— start —

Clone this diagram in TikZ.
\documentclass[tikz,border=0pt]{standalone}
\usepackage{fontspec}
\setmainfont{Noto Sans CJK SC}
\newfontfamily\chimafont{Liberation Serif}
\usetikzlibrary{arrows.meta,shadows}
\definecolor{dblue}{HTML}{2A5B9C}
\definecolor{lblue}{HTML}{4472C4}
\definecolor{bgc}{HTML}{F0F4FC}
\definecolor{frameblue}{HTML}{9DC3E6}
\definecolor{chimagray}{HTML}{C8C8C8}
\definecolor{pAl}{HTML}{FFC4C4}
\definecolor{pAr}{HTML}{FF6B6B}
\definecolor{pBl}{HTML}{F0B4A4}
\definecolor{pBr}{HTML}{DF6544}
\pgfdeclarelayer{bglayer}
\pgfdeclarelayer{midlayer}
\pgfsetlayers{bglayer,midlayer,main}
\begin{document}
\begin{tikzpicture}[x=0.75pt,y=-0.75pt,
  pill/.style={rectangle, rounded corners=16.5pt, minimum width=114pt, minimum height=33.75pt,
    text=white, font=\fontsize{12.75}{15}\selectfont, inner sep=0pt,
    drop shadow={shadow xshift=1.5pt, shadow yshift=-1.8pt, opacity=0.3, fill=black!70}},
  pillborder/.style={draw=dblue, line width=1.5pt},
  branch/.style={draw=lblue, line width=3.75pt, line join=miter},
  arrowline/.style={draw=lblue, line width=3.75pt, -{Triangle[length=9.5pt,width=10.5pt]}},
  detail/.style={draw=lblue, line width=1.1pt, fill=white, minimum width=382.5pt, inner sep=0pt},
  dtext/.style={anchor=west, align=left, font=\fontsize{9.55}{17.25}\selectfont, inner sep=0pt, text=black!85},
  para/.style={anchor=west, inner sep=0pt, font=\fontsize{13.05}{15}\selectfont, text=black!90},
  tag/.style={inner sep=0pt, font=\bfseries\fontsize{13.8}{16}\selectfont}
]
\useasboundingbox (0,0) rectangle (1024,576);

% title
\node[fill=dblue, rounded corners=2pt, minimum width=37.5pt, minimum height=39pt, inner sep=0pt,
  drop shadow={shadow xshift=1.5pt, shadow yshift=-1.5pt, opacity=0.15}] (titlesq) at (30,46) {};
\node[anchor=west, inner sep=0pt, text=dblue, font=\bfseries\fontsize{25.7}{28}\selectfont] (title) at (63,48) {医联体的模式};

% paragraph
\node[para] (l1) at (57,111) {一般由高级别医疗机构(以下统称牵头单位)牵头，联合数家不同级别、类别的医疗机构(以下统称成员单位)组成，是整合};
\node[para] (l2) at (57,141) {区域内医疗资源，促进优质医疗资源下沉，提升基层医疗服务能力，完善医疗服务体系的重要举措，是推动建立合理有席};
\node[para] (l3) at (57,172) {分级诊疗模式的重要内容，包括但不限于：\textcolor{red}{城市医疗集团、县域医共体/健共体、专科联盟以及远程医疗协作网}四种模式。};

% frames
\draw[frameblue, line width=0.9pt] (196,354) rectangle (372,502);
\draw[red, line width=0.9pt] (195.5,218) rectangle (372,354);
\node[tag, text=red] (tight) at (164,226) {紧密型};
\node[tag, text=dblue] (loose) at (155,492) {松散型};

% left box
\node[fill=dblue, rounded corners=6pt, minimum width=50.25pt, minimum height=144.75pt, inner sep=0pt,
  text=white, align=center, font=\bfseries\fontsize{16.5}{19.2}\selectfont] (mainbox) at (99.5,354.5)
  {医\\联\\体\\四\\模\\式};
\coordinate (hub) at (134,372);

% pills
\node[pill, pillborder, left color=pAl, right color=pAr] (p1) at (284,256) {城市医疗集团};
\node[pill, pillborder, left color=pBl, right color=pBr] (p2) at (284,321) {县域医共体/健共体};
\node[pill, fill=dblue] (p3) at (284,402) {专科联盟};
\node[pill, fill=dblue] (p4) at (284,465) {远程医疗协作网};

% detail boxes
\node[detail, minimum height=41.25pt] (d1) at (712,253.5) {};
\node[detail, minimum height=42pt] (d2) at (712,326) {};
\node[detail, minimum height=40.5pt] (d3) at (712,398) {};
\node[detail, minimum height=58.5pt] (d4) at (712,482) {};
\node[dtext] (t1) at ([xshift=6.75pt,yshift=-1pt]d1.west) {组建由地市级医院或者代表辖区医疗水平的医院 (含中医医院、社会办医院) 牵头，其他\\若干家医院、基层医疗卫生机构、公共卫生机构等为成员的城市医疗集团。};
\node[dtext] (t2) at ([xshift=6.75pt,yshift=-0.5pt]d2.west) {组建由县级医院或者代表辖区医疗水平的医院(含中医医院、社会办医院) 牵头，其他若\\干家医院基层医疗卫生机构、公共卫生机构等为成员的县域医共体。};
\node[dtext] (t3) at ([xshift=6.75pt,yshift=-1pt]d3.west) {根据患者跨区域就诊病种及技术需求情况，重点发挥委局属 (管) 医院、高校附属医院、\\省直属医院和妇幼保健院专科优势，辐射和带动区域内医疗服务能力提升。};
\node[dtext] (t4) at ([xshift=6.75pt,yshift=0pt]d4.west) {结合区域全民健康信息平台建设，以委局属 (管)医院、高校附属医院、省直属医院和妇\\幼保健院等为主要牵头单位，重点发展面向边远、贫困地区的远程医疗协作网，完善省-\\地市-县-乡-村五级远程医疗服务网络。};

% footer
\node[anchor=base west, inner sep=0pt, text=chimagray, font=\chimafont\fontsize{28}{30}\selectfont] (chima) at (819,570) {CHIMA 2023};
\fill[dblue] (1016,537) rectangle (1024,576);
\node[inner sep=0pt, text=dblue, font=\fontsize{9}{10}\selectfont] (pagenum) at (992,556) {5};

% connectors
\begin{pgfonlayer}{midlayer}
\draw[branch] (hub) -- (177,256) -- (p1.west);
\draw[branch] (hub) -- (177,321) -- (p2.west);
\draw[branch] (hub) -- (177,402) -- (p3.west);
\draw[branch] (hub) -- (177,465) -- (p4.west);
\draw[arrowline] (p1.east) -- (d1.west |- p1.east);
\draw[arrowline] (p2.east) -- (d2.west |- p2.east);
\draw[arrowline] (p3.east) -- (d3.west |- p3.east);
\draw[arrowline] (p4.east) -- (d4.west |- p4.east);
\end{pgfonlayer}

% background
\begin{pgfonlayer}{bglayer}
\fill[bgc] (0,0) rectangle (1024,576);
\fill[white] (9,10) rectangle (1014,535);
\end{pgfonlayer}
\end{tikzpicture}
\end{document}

— end —

▸ What you will do: Only the lines from the start of the data to the line holding "(l3) at (57,172)" are wanted; return them exactly, both ends included.

▸ Answer below:
Clone this diagram in TikZ.
\documentclass[tikz,border=0pt]{standalone}
\usepackage{fontspec}
\setmainfont{Noto Sans CJK SC}
\newfontfamily\chimafont{Liberation Serif}
\usetikzlibrary{arrows.meta,shadows}
\definecolor{dblue}{HTML}{2A5B9C}
\definecolor{lblue}{HTML}{4472C4}
\definecolor{bgc}{HTML}{F0F4FC}
\definecolor{frameblue}{HTML}{9DC3E6}
\definecolor{chimagray}{HTML}{C8C8C8}
\definecolor{pAl}{HTML}{FFC4C4}
\definecolor{pAr}{HTML}{FF6B6B}
\definecolor{pBl}{HTML}{F0B4A4}
\definecolor{pBr}{HTML}{DF6544}
\pgfdeclarelayer{bglayer}
\pgfdeclarelayer{midlayer}
\pgfsetlayers{bglayer,midlayer,main}
\begin{document}
\begin{tikzpicture}[x=0.75pt,y=-0.75pt,
  pill/.style={rectangle, rounded corners=16.5pt, minimum width=114pt, minimum height=33.75pt,
    text=white, font=\fontsize{12.75}{15}\selectfont, inner sep=0pt,
    drop shadow={shadow xshift=1.5pt, shadow yshift=-1.8pt, opacity=0.3, fill=black!70}},
  pillborder/.style={draw=dblue, line width=1.5pt},
  branch/.style={draw=lblue, line width=3.75pt, line join=miter},
  arrowline/.style={draw=lblue, line width=3.75pt, -{Triangle[length=9.5pt,width=10.5pt]}},
  detail/.style={draw=lblue, line width=1.1pt, fill=white, minimum width=382.5pt, inner sep=0pt},
  dtext/.style={anchor=west, align=left, font=\fontsize{9.55}{17.25}\selectfont, inner sep=0pt, text=black!85},
  para/.style={anchor=west, inner sep=0pt, font=\fontsize{13.05}{15}\selectfont, text=black!90},
  tag/.style={inner sep=0pt, font=\bfseries\fontsize{13.8}{16}\selectfont}
]
\useasboundingbox (0,0) rectangle (1024,576);

% title
\node[fill=dblue, rounded corners=2pt, minimum width=37.5pt, minimum height=39pt, inner sep=0pt,
  drop shadow={shadow xshift=1.5pt, shadow yshift=-1.5pt, opacity=0.15}] (titlesq) at (30,46) {};
\node[anchor=west, inner sep=0pt, text=dblue, font=\bfseries\fontsize{25.7}{28}\selectfont] (title) at (63,48) {医联体的模式};

% paragraph
\node[para] (l1) at (57,111) {一般由高级别医疗机构(以下统称牵头单位)牵头，联合数家不同级别、类别的医疗机构(以下统称成员单位)组成，是整合};
\node[para] (l2) at (57,141) {区域内医疗资源，促进优质医疗资源下沉，提升基层医疗服务能力，完善医疗服务体系的重要举措，是推动建立合理有席};
\node[para] (l3) at (57,172) {分级诊疗模式的重要内容，包括但不限于：\textcolor{red}{城市医疗集团、县域医共体/健共体、专科联盟以及远程医疗协作网}四种模式。};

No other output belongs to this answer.